The planned military commissions will violate defendants’ rights in numerous ways. Under the rules, the President, through his designees, serves as prosecutor, judge, jury, and, potentially, executioner. There is no appeal to an independent civilian court, violating a fundamental precept of international law as well as settled practice in the US military justice system. In addition, important legal issues that arise during a trial will not be decided by an independent body, but by the same military entity that initially approved the charges against the detainee.

An accused brought before the commissions would be severely limited in his ability to defend himself against charges. The rules permit the military to monitor private conversations between defense counsel and their clients, violating the fundamental notion of attorney-client confidentiality. Moreover, under the rules, the detainee’s civilian lawyer, even with a high-level security clearance, can be denied access to the evidence against the defendant or barred from attending closed court proceedings.

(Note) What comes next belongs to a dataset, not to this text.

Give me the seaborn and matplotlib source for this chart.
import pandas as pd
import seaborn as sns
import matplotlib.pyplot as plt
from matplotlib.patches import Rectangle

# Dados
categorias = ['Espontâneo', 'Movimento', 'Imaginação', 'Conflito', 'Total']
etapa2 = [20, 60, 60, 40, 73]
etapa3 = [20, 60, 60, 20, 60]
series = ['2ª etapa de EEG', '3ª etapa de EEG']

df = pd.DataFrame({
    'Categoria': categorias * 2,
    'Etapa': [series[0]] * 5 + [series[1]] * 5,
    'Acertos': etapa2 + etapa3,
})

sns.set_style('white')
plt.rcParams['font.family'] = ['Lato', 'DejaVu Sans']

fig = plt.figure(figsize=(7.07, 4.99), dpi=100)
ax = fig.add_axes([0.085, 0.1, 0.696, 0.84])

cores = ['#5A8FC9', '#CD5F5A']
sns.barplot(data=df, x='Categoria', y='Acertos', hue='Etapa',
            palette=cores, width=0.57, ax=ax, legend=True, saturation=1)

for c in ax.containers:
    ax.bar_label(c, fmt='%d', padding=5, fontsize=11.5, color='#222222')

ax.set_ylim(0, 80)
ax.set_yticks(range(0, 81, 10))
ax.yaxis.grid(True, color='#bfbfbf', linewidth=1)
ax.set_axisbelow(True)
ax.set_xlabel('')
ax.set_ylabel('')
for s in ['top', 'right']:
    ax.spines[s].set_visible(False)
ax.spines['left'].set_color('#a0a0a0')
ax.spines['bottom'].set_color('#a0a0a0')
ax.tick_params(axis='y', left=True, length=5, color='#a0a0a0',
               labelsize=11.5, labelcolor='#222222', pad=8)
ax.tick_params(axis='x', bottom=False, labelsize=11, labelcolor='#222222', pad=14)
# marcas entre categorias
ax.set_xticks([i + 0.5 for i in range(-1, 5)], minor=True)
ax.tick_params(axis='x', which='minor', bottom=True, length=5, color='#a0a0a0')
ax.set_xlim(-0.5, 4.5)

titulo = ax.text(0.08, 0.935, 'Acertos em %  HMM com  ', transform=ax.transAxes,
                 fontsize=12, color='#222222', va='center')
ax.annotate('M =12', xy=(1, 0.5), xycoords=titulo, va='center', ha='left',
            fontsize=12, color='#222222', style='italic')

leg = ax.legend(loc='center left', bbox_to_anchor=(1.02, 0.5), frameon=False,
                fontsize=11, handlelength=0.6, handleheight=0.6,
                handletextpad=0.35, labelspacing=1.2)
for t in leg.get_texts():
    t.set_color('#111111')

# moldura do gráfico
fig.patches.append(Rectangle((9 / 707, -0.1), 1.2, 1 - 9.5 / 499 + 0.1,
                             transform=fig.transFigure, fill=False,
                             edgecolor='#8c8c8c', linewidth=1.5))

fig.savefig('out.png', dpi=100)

If the US government persists in ignoring the requirements of international law in its treatment of the detainees at Guantanamo, much more will be harmed than the lives of those individuals. Hard fought gains in international law and protections for basic human rights will be undermined along with the rights of these detainees. The US government should meet its legal obligations, establish a clear legal process, and resolve their cases without further delay. While those who have committed offenses should be charged, they must be given due process. If the US government fails to provide for fair trials, the military commissions will produce verdicts that will not be seen as legitimate in the eyes of a world already deeply skeptical about the long-term detentions at Guantanamo. Two years on, the rules of law continues to buckle under the weight of the US detention camp at Guantanamo Bay.